═══ Source material
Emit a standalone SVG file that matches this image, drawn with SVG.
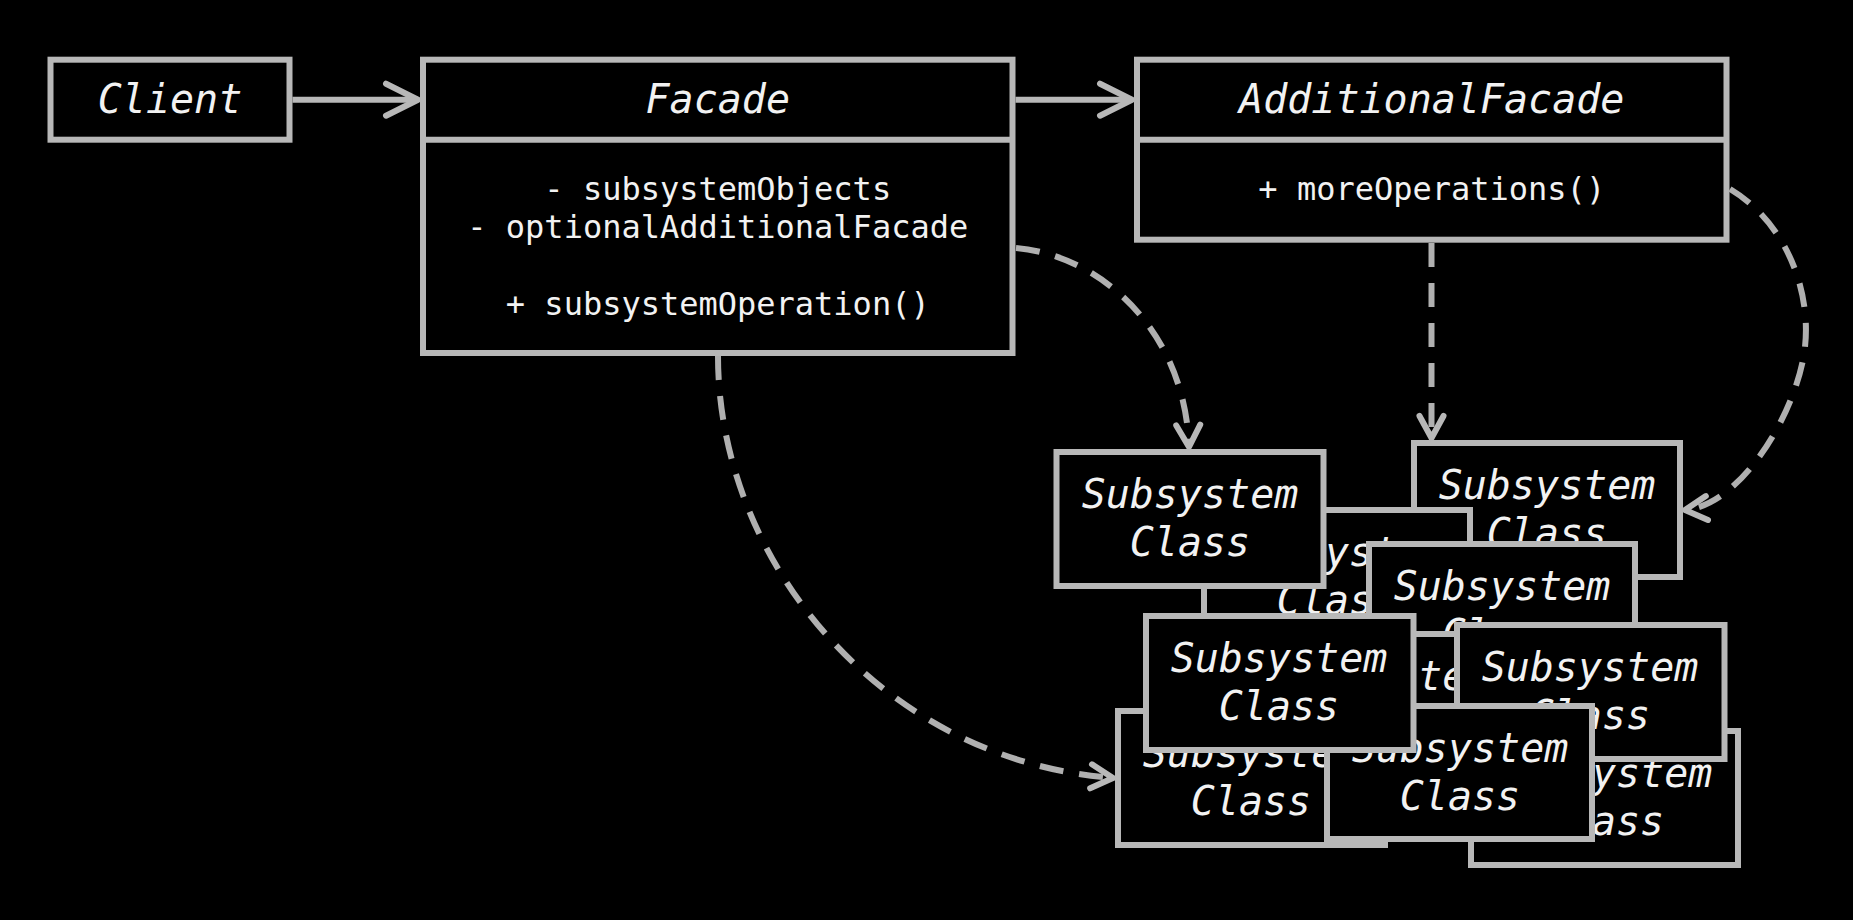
<svg xmlns="http://www.w3.org/2000/svg" width="1853" height="920" viewBox="0 0 1853 920">
<defs>
<style>
.box{fill:#000;stroke:#b8b8b8;stroke-width:6}
.div{stroke:#b8b8b8;stroke-width:6}
.title{font-family:"DejaVu Sans Mono","Liberation Mono",monospace;font-style:italic;font-size:40px;fill:#f2f2f2;text-anchor:middle}
.attr{font-family:"DejaVu Sans Mono","Liberation Mono",monospace;font-size:32px;fill:#f2f2f2;text-anchor:middle}
.solid{fill:none;stroke:#b8b8b8;stroke-width:6}
.dash{fill:none;stroke:#b0b0b0;stroke-width:6;stroke-dasharray:24 16}
.head{fill:none;stroke:#b8b8b8;stroke-width:6;stroke-linecap:round;stroke-linejoin:round;stroke-dasharray:none}
</style>
<marker id="open" markerUnits="userSpaceOnUse" markerWidth="60" markerHeight="60" viewBox="-45 -30 60 60" refX="0" refY="0" orient="auto" overflow="visible">
<path class="head" d="M -32 -16 L 0 0 L -32 16"/>
</marker>
<marker id="openS" markerUnits="userSpaceOnUse" markerWidth="60" markerHeight="60" viewBox="-45 -30 60 60" refX="0" refY="0" orient="auto" overflow="visible">
<path class="head" d="M -22 -12 L 0 0 L -22 12"/>
</marker>
</defs>
<rect x="0" y="0" width="1853" height="920" fill="#000"/>

<g id="client">
<rect class="box" x="50.5" y="59.7" width="239" height="80"/>
<text class="title" x="170" y="113">Client</text>
</g>

<g id="facade">
<rect class="box" x="423" y="59.7" width="589.5" height="293.3"/>
<line class="div" x1="423" y1="139.7" x2="1012.5" y2="139.7"/>
<text class="title" x="717.75" y="113">Facade</text>
<text class="attr" x="717.75" y="200">- subsystemObjects</text>
<text class="attr" x="717.75" y="238">- optionalAdditionalFacade</text>
<text class="attr" x="717.75" y="315">+ subsystemOperation()</text>
</g>

<g id="additional-facade">
<rect class="box" x="1137" y="59.7" width="589.5" height="180"/>
<line class="div" x1="1137" y1="139.7" x2="1726.5" y2="139.7"/>
<text class="title" x="1431.75" y="113">AdditionalFacade</text>
<text class="attr" x="1431.75" y="200">+ moreOperations()</text>
</g>

<g id="subsystem-b">
<rect class="box" x="1414" y="443" width="266" height="134"/>
<text class="title" x="1547" y="499">Subsystem</text>
<text class="title" x="1547" y="547">Class</text>
</g>
<g id="subsystem-c">
<rect class="box" x="1204" y="510" width="266" height="134"/>
<text class="title" x="1337" y="566">Subsystem</text>
<text class="title" x="1337" y="614">Class</text>
</g>
<g id="subsystem-a">
<rect class="box" x="1056.5" y="452" width="267" height="134"/>
<text class="title" x="1190" y="508">Subsystem</text>
<text class="title" x="1190" y="556">Class</text>
</g>
<g id="subsystem-d">
<rect class="box" x="1369" y="544" width="266" height="134"/>
<text class="title" x="1502" y="600">Subsystem</text>
<text class="title" x="1502" y="648">Class</text>
</g>
<g id="subsystem-e">
<rect class="box" x="1249" y="634" width="266" height="134"/>
<text class="title" x="1382" y="690">Subsystem</text>
<text class="title" x="1382" y="738">Class</text>
</g>
<g id="subsystem-h">
<rect class="box" x="1471" y="731" width="267" height="134"/>
<text class="title" x="1604" y="787">Subsystem</text>
<text class="title" x="1604" y="835">Class</text>
</g>
<g id="subsystem-g">
<rect class="box" x="1457" y="625" width="267.5" height="134"/>
<text class="title" x="1590" y="681">Subsystem</text>
<text class="title" x="1590" y="729">Class</text>
</g>
<g id="subsystem-f2">
<rect class="box" x="1118" y="711" width="267" height="134"/>
<text class="title" x="1251" y="767">Subsystem</text>
<text class="title" x="1251" y="815">Class</text>
</g>
<g id="subsystem-i">
<rect class="box" x="1327" y="706" width="265" height="133"/>
<text class="title" x="1460" y="762">Subsystem</text>
<text class="title" x="1460" y="810">Class</text>
</g>
<g id="subsystem-f">
<rect class="box" x="1146" y="616" width="267.5" height="134"/>
<text class="title" x="1279" y="672">Subsystem</text>
<text class="title" x="1279" y="720">Class</text>
</g>

<g id="connectors">
<line class="solid" x1="292.5" y1="99.7" x2="418" y2="99.7" marker-end="url(#open)"/>
<line class="solid" x1="1015.5" y1="99.7" x2="1132" y2="99.7" marker-end="url(#open)"/>
<path class="dash" d="M 1016 248 C 1100 255, 1185 330, 1189 447" marker-end="url(#openS)"/>
<path class="dash" d="M 1431.5 243 L 1431.5 438" marker-end="url(#openS)"/>
<path class="dash" d="M 1730 189 C 1790 225, 1815 300, 1803 360 C 1791 420, 1740 505, 1685 510" marker-end="url(#openS)"/>
<path class="dash" d="M 718 356 C 718 560, 880 760, 1113 778" marker-end="url(#openS)"/>
</g>
</svg>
══════
Repeat the listing above exactly, with no pictures.

Emit a standalone SVG file that matches this image, drawn with SVG.
<svg xmlns="http://www.w3.org/2000/svg" width="1853" height="920" viewBox="0 0 1853 920">
<defs>
<style>
.box{fill:#000;stroke:#b8b8b8;stroke-width:6}
.div{stroke:#b8b8b8;stroke-width:6}
.title{font-family:"DejaVu Sans Mono","Liberation Mono",monospace;font-style:italic;font-size:40px;fill:#f2f2f2;text-anchor:middle}
.attr{font-family:"DejaVu Sans Mono","Liberation Mono",monospace;font-size:32px;fill:#f2f2f2;text-anchor:middle}
.solid{fill:none;stroke:#b8b8b8;stroke-width:6}
.dash{fill:none;stroke:#b0b0b0;stroke-width:6;stroke-dasharray:24 16}
.head{fill:none;stroke:#b8b8b8;stroke-width:6;stroke-linecap:round;stroke-linejoin:round;stroke-dasharray:none}
</style>
<marker id="open" markerUnits="userSpaceOnUse" markerWidth="60" markerHeight="60" viewBox="-45 -30 60 60" refX="0" refY="0" orient="auto" overflow="visible">
<path class="head" d="M -32 -16 L 0 0 L -32 16"/>
</marker>
<marker id="openS" markerUnits="userSpaceOnUse" markerWidth="60" markerHeight="60" viewBox="-45 -30 60 60" refX="0" refY="0" orient="auto" overflow="visible">
<path class="head" d="M -22 -12 L 0 0 L -22 12"/>
</marker>
</defs>
<rect x="0" y="0" width="1853" height="920" fill="#000"/>

<g id="client">
<rect class="box" x="50.5" y="59.7" width="239" height="80"/>
<text class="title" x="170" y="113">Client</text>
</g>

<g id="facade">
<rect class="box" x="423" y="59.7" width="589.5" height="293.3"/>
<line class="div" x1="423" y1="139.7" x2="1012.5" y2="139.7"/>
<text class="title" x="717.75" y="113">Facade</text>
<text class="attr" x="717.75" y="200">- subsystemObjects</text>
<text class="attr" x="717.75" y="238">- optionalAdditionalFacade</text>
<text class="attr" x="717.75" y="315">+ subsystemOperation()</text>
</g>

<g id="additional-facade">
<rect class="box" x="1137" y="59.7" width="589.5" height="180"/>
<line class="div" x1="1137" y1="139.7" x2="1726.5" y2="139.7"/>
<text class="title" x="1431.75" y="113">AdditionalFacade</text>
<text class="attr" x="1431.75" y="200">+ moreOperations()</text>
</g>

<g id="subsystem-b">
<rect class="box" x="1414" y="443" width="266" height="134"/>
<text class="title" x="1547" y="499">Subsystem</text>
<text class="title" x="1547" y="547">Class</text>
</g>
<g id="subsystem-c">
<rect class="box" x="1204" y="510" width="266" height="134"/>
<text class="title" x="1337" y="566">Subsystem</text>
<text class="title" x="1337" y="614">Class</text>
</g>
<g id="subsystem-a">
<rect class="box" x="1056.5" y="452" width="267" height="134"/>
<text class="title" x="1190" y="508">Subsystem</text>
<text class="title" x="1190" y="556">Class</text>
</g>
<g id="subsystem-d">
<rect class="box" x="1369" y="544" width="266" height="134"/>
<text class="title" x="1502" y="600">Subsystem</text>
<text class="title" x="1502" y="648">Class</text>
</g>
<g id="subsystem-e">
<rect class="box" x="1249" y="634" width="266" height="134"/>
<text class="title" x="1382" y="690">Subsystem</text>
<text class="title" x="1382" y="738">Class</text>
</g>
<g id="subsystem-h">
<rect class="box" x="1471" y="731" width="267" height="134"/>
<text class="title" x="1604" y="787">Subsystem</text>
<text class="title" x="1604" y="835">Class</text>
</g>
<g id="subsystem-g">
<rect class="box" x="1457" y="625" width="267.5" height="134"/>
<text class="title" x="1590" y="681">Subsystem</text>
<text class="title" x="1590" y="729">Class</text>
</g>
<g id="subsystem-f2">
<rect class="box" x="1118" y="711" width="267" height="134"/>
<text class="title" x="1251" y="767">Subsystem</text>
<text class="title" x="1251" y="815">Class</text>
</g>
<g id="subsystem-i">
<rect class="box" x="1327" y="706" width="265" height="133"/>
<text class="title" x="1460" y="762">Subsystem</text>
<text class="title" x="1460" y="810">Class</text>
</g>
<g id="subsystem-f">
<rect class="box" x="1146" y="616" width="267.5" height="134"/>
<text class="title" x="1279" y="672">Subsystem</text>
<text class="title" x="1279" y="720">Class</text>
</g>

<g id="connectors">
<line class="solid" x1="292.5" y1="99.7" x2="418" y2="99.7" marker-end="url(#open)"/>
<line class="solid" x1="1015.5" y1="99.7" x2="1132" y2="99.7" marker-end="url(#open)"/>
<path class="dash" d="M 1016 248 C 1100 255, 1185 330, 1189 447" marker-end="url(#openS)"/>
<path class="dash" d="M 1431.5 243 L 1431.5 438" marker-end="url(#openS)"/>
<path class="dash" d="M 1730 189 C 1790 225, 1815 300, 1803 360 C 1791 420, 1740 505, 1685 510" marker-end="url(#openS)"/>
<path class="dash" d="M 718 356 C 718 560, 880 760, 1113 778" marker-end="url(#openS)"/>
</g>
</svg>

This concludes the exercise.